═════ Material provided ═════

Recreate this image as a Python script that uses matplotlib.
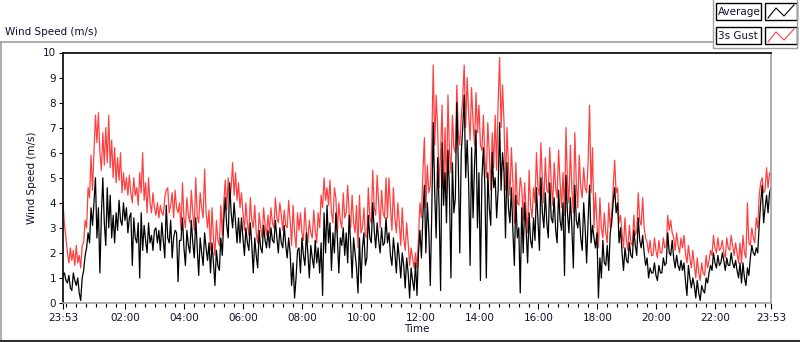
import matplotlib
matplotlib.use("Agg")
import matplotlib.pyplot as plt
import numpy as np
from matplotlib.patches import Rectangle

# ---------------- data (3-minute samples, minutes since 23:53; one row per hour) ----------------
gust_hourly = [
    [4.0, 3.1, 2.6, 2.0, 1.6, 2.2, 1.7, 2.1, 1.5, 2.3, 1.6, 1.9, 1.4, 2.3, 2.4, 3.3, 3.0, 4.6, 4.2, 5.9],
    [4.5, 6.0, 7.5, 6.4, 7.6, 6.0, 5.3, 6.8, 5.5, 7.0, 5.6, 7.5, 5.4, 6.5, 5.0, 6.2, 4.8, 5.8, 4.9, 6.0],
    [4.4, 5.2, 4.5, 5.0, 4.3, 5.1, 4.4, 4.0, 5.0, 4.3, 4.6, 3.9, 5.2, 4.4, 6.0, 4.1, 4.8, 3.6, 5.0, 4.0],
    [3.6, 4.4, 3.8, 3.5, 4.0, 3.4, 3.9, 3.6, 3.5, 4.2, 4.5, 4.6, 3.6, 3.9, 4.4, 3.4, 4.5, 3.8, 3.6, 4.0],
    [2.9, 4.8, 3.4, 3.0, 4.2, 3.5, 3.2, 4.5, 3.6, 2.9, 5.0, 3.5, 3.2, 4.4, 3.8, 3.4, 5.35, 3.6, 3.0, 3.7],
    [2.1, 3.8, 2.6, 1.9, 3.3, 2.5, 2.3, 3.9, 2.7, 4.0, 4.9, 3.7, 5.0, 4.0, 4.6, 5.6, 4.3, 5.2, 4.1, 4.8],
    [3.8, 4.4, 3.6, 2.9, 4.0, 3.2, 2.7, 4.2, 3.3, 3.0, 3.9, 2.8, 2.4, 3.6, 3.0, 2.6, 3.8, 3.1, 2.7, 3.5],
    [2.8, 3.8, 3.2, 3.0, 4.2, 3.4, 3.2, 4.0, 3.5, 2.9, 3.7, 3.1, 3.0, 4.1, 3.3, 2.3, 3.9, 2.8, 2.2, 3.6],
    [2.9, 3.6, 2.8, 2.5, 3.8, 2.9, 2.4, 3.3, 2.8, 2.6, 3.7, 2.9, 2.4, 3.6, 3.0, 4.3, 3.8, 5.0, 4.1, 4.6],
    [3.9, 4.9, 3.6, 3.2, 4.6, 4.2, 2.8, 4.0, 3.3, 3.0, 4.4, 3.4, 3.6, 4.7, 3.6, 3.0, 4.3, 3.2, 2.8, 3.9],
    [2.2, 4.3, 2.8, 3.0, 3.8, 2.7, 2.6, 4.6, 3.4, 3.2, 5.3, 3.8, 3.5, 5.1, 4.0, 3.0, 4.5, 3.6, 3.4, 5.0],
    [3.4, 5.0, 3.8, 2.9, 4.6, 3.4, 2.8, 4.0, 3.2, 2.3, 3.8, 2.6, 2.1, 3.2, 2.4, 1.5, 2.2, 1.8, 1.4, 2.0],
    [1.4, 2.6, 4.0, 3.4, 5.2, 6.6, 3.8, 5.5, 4.4, 4.7, 6.3, 9.5, 6.3, 8.3, 7.0, 4.6, 6.0, 7.9, 4.4, 7.0],
    [4.4, 8.3, 6.0, 5.2, 7.5, 6.2, 6.0, 8.7, 6.8, 6.3, 7.4, 8.2, 9.5, 7.0, 9.0, 7.6, 6.5, 8.6, 7.2, 6.3],
    [8.4, 6.8, 7.9, 6.3, 6.1, 7.5, 5.8, 5.0, 7.2, 6.0, 4.5, 6.8, 5.4, 7.5, 5.3, 8.0, 9.8, 7.0, 8.7, 7.2],
    [4.5, 7.0, 5.4, 4.3, 6.2, 4.8, 3.2, 5.6, 4.0, 3.9, 5.0, 4.6, 3.3, 4.8, 3.6, 2.8, 5.3, 3.9, 3.4, 4.6],
    [4.0, 6.0, 4.6, 4.3, 6.4, 4.9, 4.0, 5.8, 4.5, 4.4, 6.2, 4.8, 3.9, 5.6, 4.6, 4.2, 6.1, 4.8, 3.8, 5.2],
    [3.5, 7.0, 4.8, 4.0, 6.3, 4.5, 3.6, 6.8, 4.8, 3.8, 5.9, 4.6, 4.2, 5.4, 4.6, 4.4, 5.6, 7.9, 4.4, 6.2],
    [3.0, 4.4, 3.2, 2.2, 4.2, 3.0, 2.6, 3.6, 2.8, 2.4, 4.0, 3.0, 3.6, 4.6, 5.7, 4.4, 4.6, 3.2, 3.5, 2.8],
    [2.2, 3.4, 2.5, 2.1, 3.1, 2.4, 2.3, 3.5, 2.7, 2.9, 4.4, 3.3, 3.1, 4.2, 3.0, 2.6, 2.4, 2.0, 2.5, 1.9],
    [1.9, 2.6, 2.1, 1.8, 2.5, 2.0, 2.0, 2.6, 2.2, 2.3, 3.5, 2.9, 3.3, 2.8, 2.6, 2.1, 2.8, 2.3, 2.0, 2.6],
    [2.2, 2.7, 2.0, 1.6, 2.3, 1.8, 1.4, 2.1, 1.5, 1.0, 1.8, 1.2, 0.9, 1.6, 1.2, 1.1, 1.9, 1.4, 1.7, 2.1],
    [1.9, 2.7, 2.2, 2.0, 2.6, 2.1, 2.2, 2.5, 2.0, 1.8, 2.6, 2.2, 2.1, 2.7, 2.3, 1.9, 2.4, 2.0, 1.6, 2.4],
    [1.6, 2.7, 2.0, 1.8, 4.0, 2.4, 2.3, 3.0, 2.6, 2.4, 3.4, 3.0, 4.3, 4.8, 5.0, 4.4, 4.5, 5.4, 4.6, 5.2],
]
gust_last = 5.1

avg_hourly = [
    [1.1, 1.2, 0.9, 0.8, 1.1, 0.6, 0.5, 1.2, 0.9, 0.7, 1.0, 0.4, 0.1, 1.0, 1.3, 1.9, 2.2, 2.8, 2.4, 3.8],
    [3.1, 4.0, 5.0, 2.6, 3.8, 1.2, 3.5, 5.0, 3.2, 2.3, 4.6, 3.0, 4.3, 2.6, 3.5, 2.4, 3.6, 2.9, 4.1, 3.3],
    [3.1, 4.0, 3.3, 3.8, 2.8, 3.4, 3.6, 1.5, 3.4, 2.6, 2.4, 3.2, 1.0, 3.6, 2.1, 3.1, 2.5, 2.0, 3.2, 2.4],
    [2.7, 2.1, 2.9, 3.0, 2.4, 2.9, 2.1, 3.2, 2.5, 1.8, 3.9, 2.6, 2.4, 3.3, 1.8, 2.6, 2.9, 2.8, 0.85, 2.5],
    [2.5, 3.4, 2.2, 1.5, 2.9, 2.3, 2.0, 3.3, 2.4, 1.8, 3.4, 2.2, 1.1, 2.6, 2.0, 1.5, 2.8, 2.2, 1.7, 2.4],
    [1.2, 2.4, 1.6, 0.7, 2.1, 1.5, 1.3, 2.6, 1.9, 3.3, 4.2, 3.1, 2.6, 4.8, 3.6, 3.0, 4.0, 3.2, 2.4, 3.4],
    [2.4, 3.4, 2.6, 1.9, 3.0, 2.4, 2.1, 3.2, 2.3, 1.2, 2.6, 1.9, 1.4, 2.9, 2.2, 2.0, 3.1, 2.5, 2.2, 2.9],
    [2.2, 3.0, 2.5, 2.4, 3.3, 2.6, 2.0, 3.0, 2.4, 2.2, 3.1, 2.3, 1.8, 2.6, 2.0, 0.7, 1.6, 0.2, 1.0, 2.1],
    [2.2, 1.2, 2.6, 1.9, 1.5, 2.8, 2.0, 1.0, 2.3, 1.8, 1.4, 2.5, 1.6, 2.2, 1.2, 2.4, 0.3, 3.6, 2.0, 3.9],
    [2.4, 3.2, 1.3, 2.8, 2.0, 3.6, 2.6, 1.2, 2.6, 2.3, 3.0, 1.9, 2.8, 1.6, 3.5, 2.4, 1.0, 2.6, 2.0, 1.4],
    [0.4, 2.6, 0.8, 2.2, 2.8, 1.5, 1.8, 3.5, 2.6, 2.4, 4.0, 2.9, 2.2, 3.2, 2.5, 2.0, 3.0, 2.3, 2.4, 3.4],
    [2.4, 2.8, 1.9, 1.5, 2.6, 2.0, 1.2, 2.4, 1.8, 1.0, 2.0, 1.5, 0.6, 1.8, 1.2, 0.2, 1.4, 0.9, 0.5, 1.6],
    [0.3, 2.0, 2.9, 1.8, 3.5, 4.7, 2.0, 4.0, 2.9, 0.7, 3.6, 7.2, 4.4, 2.6, 5.8, 3.8, 0.5, 6.4, 3.9, 5.2],
    [3.2, 6.1, 4.5, 1.0, 5.6, 3.6, 4.2, 8.0, 5.5, 2.0, 6.0, 7.0, 8.3, 5.0, 6.5, 4.8, 1.5, 6.2, 3.4, 5.5],
    [6.9, 3.0, 5.2, 0.9, 5.0, 6.2, 4.7, 1.0, 5.2, 3.8, 3.1, 6.0, 4.6, 5.0, 3.4, 4.5, 7.2, 4.5, 6.0, 5.2],
    [2.6, 5.6, 3.8, 3.2, 4.6, 2.9, 1.5, 4.3, 2.6, 3.0, 0.4, 3.8, 2.0, 4.0, 2.9, 1.6, 3.6, 2.5, 2.2, 3.4],
    [2.5, 4.6, 3.3, 2.1, 5.0, 3.6, 3.0, 4.4, 3.2, 2.6, 4.8, 3.4, 3.2, 4.2, 2.9, 2.4, 4.5, 3.3, 2.9, 4.0],
    [1.1, 5.1, 3.6, 2.8, 4.2, 3.0, 1.4, 4.7, 3.3, 3.0, 3.6, 2.6, 2.1, 4.0, 3.0, 1.6, 3.3, 4.7, 2.4, 3.1],
    [2.6, 2.2, 2.8, 0.2, 1.8, 1.0, 2.5, 1.6, 1.5, 2.3, 1.3, 2.8, 3.2, 4.0, 4.6, 3.6, 4.0, 2.4, 3.0, 2.0],
    [1.3, 2.2, 1.7, 1.6, 2.4, 1.9, 1.8, 2.9, 2.3, 1.9, 3.4, 2.5, 2.2, 2.7, 2.0, 1.5, 1.8, 1.0, 1.4, 1.2],
    [1.2, 1.6, 1.1, 0.9, 1.5, 1.2, 1.2, 1.8, 1.5, 1.6, 2.8, 2.0, 1.9, 2.5, 1.8, 1.4, 1.9, 1.5, 1.3, 1.7],
    [1.3, 1.6, 0.9, 0.3, 1.5, 1.0, 0.6, 1.0, 0.7, 0.2, 0.9, 0.4, 0.1, 0.7, 0.5, 0.4, 1.0, 0.8, 1.2, 1.5],
    [1.3, 2.0, 1.6, 1.4, 1.9, 1.5, 1.6, 2.0, 1.7, 1.3, 1.8, 1.5, 1.5, 2.0, 1.6, 1.4, 1.7, 1.3, 1.0, 1.6],
    [0.8, 1.6, 1.0, 0.7, 1.4, 1.1, 1.8, 2.3, 2.0, 1.9, 2.2, 2.0, 3.1, 4.0, 4.7, 3.2, 3.8, 4.3, 3.6, 4.4],
]
avg_last = 4.6

step_min = 3
tick_minutes = [0, 127, 247, 367, 487, 607, 727, 847, 967, 1087, 1207, 1327, 1440]
tick_labels = ["23:53", "02:00", "04:00", "06:00", "08:00", "10:00", "12:00",
               "14:00", "16:00", "18:00", "20:00", "22:00", "23:53"]
series_names = ["Average", "3s Gust"]
series_colors = ["#000000", "#ff4040"]

# ---------------- build ----------------
gust = [v for row in gust_hourly for v in row] + [gust_last]
avg = [v for row in avg_hourly for v in row] + [avg_last]
t = np.arange(len(gust)) * step_min

W, H = 800, 342
plt.rcParams["font.family"] = ["DejaVu Sans"]
fig = plt.figure(figsize=(W / 100, H / 100), dpi=100)
fig.patch.set_facecolor("white")

def px_ax(l, t_, r, b):
    return [l / W, 1 - b / H, (r - l) / W, (b - t_) / H]

ax = fig.add_axes(px_ax(63, 52.5, 771, 303))
ax.plot(t, gust, color=series_colors[1], lw=0.9)
ax.plot(t, avg, color=series_colors[0], lw=0.9)
ax.set_xlim(0, 1440)
ax.set_ylim(0, 10)
ax.set_yticks(range(0, 11))
ax.set_xticks(tick_minutes)
ax.set_xticklabels(tick_labels)
ax.set_xticks(np.arange(7, 1440, 20), minor=True)
ax.tick_params(axis="both", which="major", labelsize=7.5, colors="#000000",
               labelcolor="#101030", length=3, width=0.8, pad=2)
ax.tick_params(axis="x", which="minor", length=3, width=0.8)
ax.tick_params(axis="x", which="major", length=4, pad=3)
for s in ["left", "top"]:
    ax.spines[s].set_color("black")
    ax.spines[s].set_linewidth(1.2)
for s in ["right", "bottom"]:
    ax.spines[s].set_color("#a0a0a0")
    ax.spines[s].set_linewidth(1.2)
ax.set_ylabel("Wind Speed (m/s)", fontsize=7.5, color="#101030", labelpad=4)
ax.set_xlabel("Time", fontsize=7.5, color="#101030", labelpad=1)

# overlay in pixel coordinates for frame / title / legend
ov = fig.add_axes([0, 0, 1, 1], zorder=5)
ov.set_xlim(0, W)
ov.set_ylim(H, 0)
ov.axis("off")
ov.patch.set_alpha(0)
gray = "#a0a0a0"
ov.plot([0.5, 713], [42, 42], color=gray, lw=1.2)
ov.plot([0.5, 0.5], [42, 341], color=gray, lw=1.2)
ov.plot([0, 800], [341, 341], color="#303030", lw=1.5)
ov.text(5, 32, "Wind Speed (m/s)", fontsize=7.5, color="#101030", va="center", ha="left")

# legend
ov.plot([713, 713, 797, 797], [0, 48, 48, 0], color=gray, lw=1.0)
rows = [(3, 20), (27, 44)]
for (y0, y1), name, col in zip(rows, series_names, series_colors):
    ov.add_patch(Rectangle((716, y0), 45, y1 - y0, fill=False, ec="black", lw=1.0))
    ov.text(718, (y0 + y1) / 2 + 0.5, name, fontsize=7.5, color="#101030", va="center", ha="left")
    ov.add_patch(Rectangle((765, y0), 32, y1 - y0, fill=False, ec="black", lw=1.0))
    xs = [768, 776, 784, 794]
    ys = [y1 - 2, y0 + 5, y1 - 4, y0 + 2]
    ov.plot(xs, ys, color=col, lw=0.8)

fig.savefig("out.png", dpi=100, facecolor="white")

═════

Starting at the first line of the material, output exactly the lines up to and including the one with "from matplotlib.patches import Rectangle". Do not include the pictures.

Recreate this image as a Python script that uses matplotlib.
import matplotlib
matplotlib.use("Agg")
import matplotlib.pyplot as plt
import numpy as np
from matplotlib.patches import Rectangle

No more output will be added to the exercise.